Postfacio a Novelas de amor y de muerte, de Vicente Blasco Ibáñez,
por Domingo Rodríguez Romero
(fragmento)
Si
cien años no es nada, ochenta deberían tener remedio. Y esos son
exactamente los que lleva la obra de Blasco Ibáñez subida en la
montaña rusa de las simpatías y antipatías lectoras, críticas y
editoriales. La confección del nuevo canon literario del siglo XX,
sobre la base de la obra de modernistas y noventayochistas cuyo
primer mandamiento de ingreso era la proclamación de la
independencia del arte sobre la realidad social, arrinconó las
propuestas realistas y naturalistas a partir de entonces consideradas
como “garbanceras”. Del “nuestras estéticas se oponían” de
Azorín al “como escritor me parece muy poco interesante” de
Baroja, pasando por la triple negación a lo san Pedro de
Valle-Inclán cuando recibió la noticia de su muerte, las
reticencias de sus colegas “modernos” privaron a su obra de
influencia sobre las nuevas generaciones. Así, el escritor más
leído en vida dentro y fuera de España, y que había alcanzado una
inmoderada popularidad en sus últimos años tuvo que sufrir también,
tras la Guerra Civil, el linchamiento crítico y el olvido de las
instituciones literarias. Pese al tibio intento de Ramón Gómez de
la Serna (“le tenía lástima y admiración”), al más entusiasta
de Josep Pla (“un hombre fabuloso, desorbitado”) y al francamente
exagerado de Guillermo Díaz-Plaja (que lo veía como representante
de una raza mediterránea que constituiría “la aristocracia de la
humanidad”), el juicio predominante durante la dictadura fue la
descalificación en lo personal (Gironella) o el ninguneo en lo
intelectual (González Ruano, Gaziel).
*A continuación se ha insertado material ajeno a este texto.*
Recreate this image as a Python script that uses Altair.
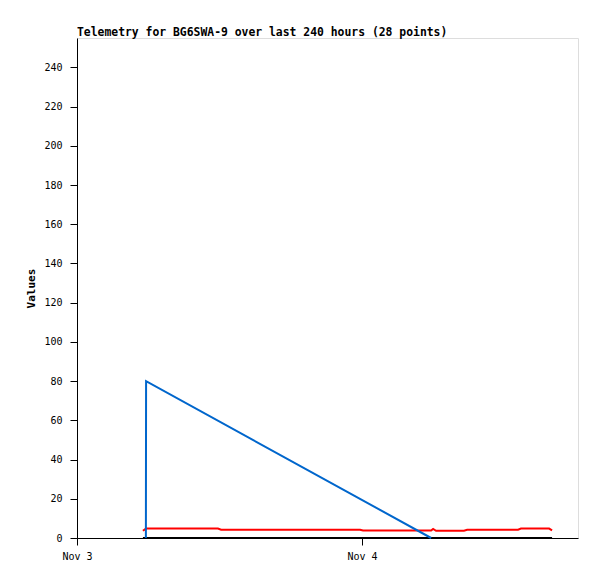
import altair as alt
import pandas as pd

times = [
    "2024-11-03T05:33", "2024-11-03T05:49", "2024-11-03T07:04", "2024-11-03T08:20",
    "2024-11-03T09:36", "2024-11-03T10:52", "2024-11-03T11:52", "2024-11-03T12:08",
    "2024-11-03T13:23", "2024-11-03T14:39", "2024-11-03T15:55", "2024-11-03T17:11",
    "2024-11-03T18:27", "2024-11-03T19:42", "2024-11-03T20:58", "2024-11-03T22:14",
    "2024-11-03T23:50", "2024-11-04T00:05", "2024-11-04T01:46", "2024-11-04T05:49",
    "2024-11-04T05:59", "2024-11-04T06:14", "2024-11-04T08:35", "2024-11-04T08:51",
    "2024-11-04T13:08", "2024-11-04T13:23", "2024-11-04T15:45", "2024-11-04T16:00",
]
red_values = [
    3.7, 4.8, 4.8, 4.8, 4.8, 4.8, 4.8, 4.2,
    4.2, 4.2, 4.2, 4.2, 4.2, 4.2, 4.2, 4.2,
    4.2, 3.8, 3.8, 3.8, 4.6, 3.7, 3.7, 4.2,
    4.2, 4.8, 4.8, 3.9,
]
black_values = [0] * 28

blue_times = ["2024-11-03T05:48", "2024-11-03T05:49", "2024-11-04T05:49"]
blue_values = [0, 80, 0]

x_domain = ["2024-11-03T00:00", "2024-11-04T18:11"]
x_ticks = ["2024-11-03T00:00", "2024-11-04T00:00"]
y_ticks = list(range(0, 241, 20))

df = pd.DataFrame({"time": times, "red": red_values, "black": black_values})
df_blue = pd.DataFrame({"time": blue_times, "blue": blue_values})

mono = "DejaVu Sans Mono"

x_enc = alt.X(
    "time:T",
    scale=alt.Scale(domain=x_domain),
    axis=alt.Axis(
        values=x_ticks, format="%b %-d", title=None, grid=False,
        labelFont=mono, labelFontSize=10, labelColor="#000", labelAlign="center",
        tickColor="#000", domainColor="#000", tickSize=7, labelPadding=6,
    ),
)
y_axis = alt.Axis(
    values=y_ticks, title="Values", grid=False,
    labelFont=mono, labelFontSize=10, labelColor="#000",
    tickColor="#000", domainColor="#000", tickSize=7, labelPadding=8,
    titleFont=mono, titleFontSize=11, titleFontWeight="bold", titleColor="#000",
    titlePadding=7,
)
y_scale = alt.Scale(domain=[0, 255], nice=False)

black = alt.Chart(df).mark_line(color="#000000", strokeWidth=2).encode(
    x=x_enc, y=alt.Y("black:Q", scale=y_scale, axis=y_axis)
)
red = alt.Chart(df).mark_line(color="#ff0000", strokeWidth=2).encode(
    x="time:T", y="red:Q"
)
blue = alt.Chart(df_blue).mark_line(color="#0066cc", strokeWidth=2).encode(
    x="time:T", y="blue:Q"
)

chart = alt.layer(black, red, blue).properties(
    width=501,
    height=500,
    title=alt.TitleParams(
        "Telemetry for BG6SWA-9 over last 240 hours (28 points)",
        anchor="start", frame="group", font=mono, fontSize=11.4,
        fontWeight="bold", color="#000", offset=0,
    ),
    autosize=alt.AutoSizeParams(type="none"),
    padding={"left": 69, "top": 30, "right": 10, "bottom": 30},
).configure_view(stroke="#333333", strokeWidth=1).configure(background="white")

chart.save("out.html", embed_options={"renderer": "svg", "actions": False})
La crítica daltónica se
empeñó en negar hasta sus más indiscutibles valores literarios, y
la Academia y las Universidades lo confinaron a notas con lupa en los
manuales bajo la etiqueta de epígono rezagado de un naturalismo que
se batía en retirada frente al “efecto Atila” que supuso la
versión hispana del Modernism. Tras el restablecimiento de la
democracia, y en los ochenta, la cotización de Blasco continuó a la
baja y su obra, considerada inactual, sólo figuraba en los catálogos
de editoriales dedicadas al “best-seller” internacional con
alguna que otra recopilación, más ideológica que literaria, de sus
artículos y la adaptación televisiva de un par de sus novelas
“valencianas”. Pasada esta larga travesía del desierto, la
llegada del fin de siglo y su ineludible reescritura de las
jerarquías establecidas allanó el camino para un nuevo análisis
crítico y la posterior reubicación de su obra. La celebración del
“Año Blasco Ibáñez” para conmemorar el centenario de la
publicación de su novela La barraca (1898) y los setenta años
de su muerte constituyó todo un homenaje de reconocimiento por parte
del mundo académico y propició su reflote editorial de
calidad para el público lector y universitario además de algo
parecido a un consenso crítico que lo calificaba de “poderoso
narrador” a horcajadas entre el Zola de Germinal y el
realismo de crítica social comprometido políticamente.
Consumado
el balance se puede afirmar que la figura y la obra de Blasco han
transitado de uno a otro extremo todos los territorios minados del
campo de batalla literario: de escritor de sonados éxitos de venta
que provocaron la envidia de sus coetáneos a autor obsoleto ajeno a
la tradición que otros fraguaron a sus espaldas. Conocido por todos
pero por casi nadie frecuentado; leído con pasión anteayer e
ignorado como “raro” hasta ayer, hoy parece que el homenot por
fin rehabilitado se beneficia de la actual tendencia a exhumar
lo marginado de aquellos autores cuyas obras estuvieron a la altura
de sus extravagantes vidas. Vuelve, y no del siglo XIX, para
quedarse.
Domingo Rodríguez Romero
Cursé estudios de Filología Hispánica (especialidad Literatura Española) en la Universitat de Barcelona y de Biblioteconomía, Archivística y Documentación. He incurrido en el estudio de algunos idiomas, no llegando a dominar ninguno. Maldito poeta lunar he cometido numerosos poemas que permanecen debidamente inéditos. Comparto con las sombras parentesco y durante años ejercí oscuros oficios, desde lazarillo de ciego de caseta a vigilante nocturno de aparcamiento. Zurdo en la suerte y rengo en los andares, sin lectores pero con leyenda, jamás deseé pegar el estirón de la fama. No tengo proyectos. Ni links.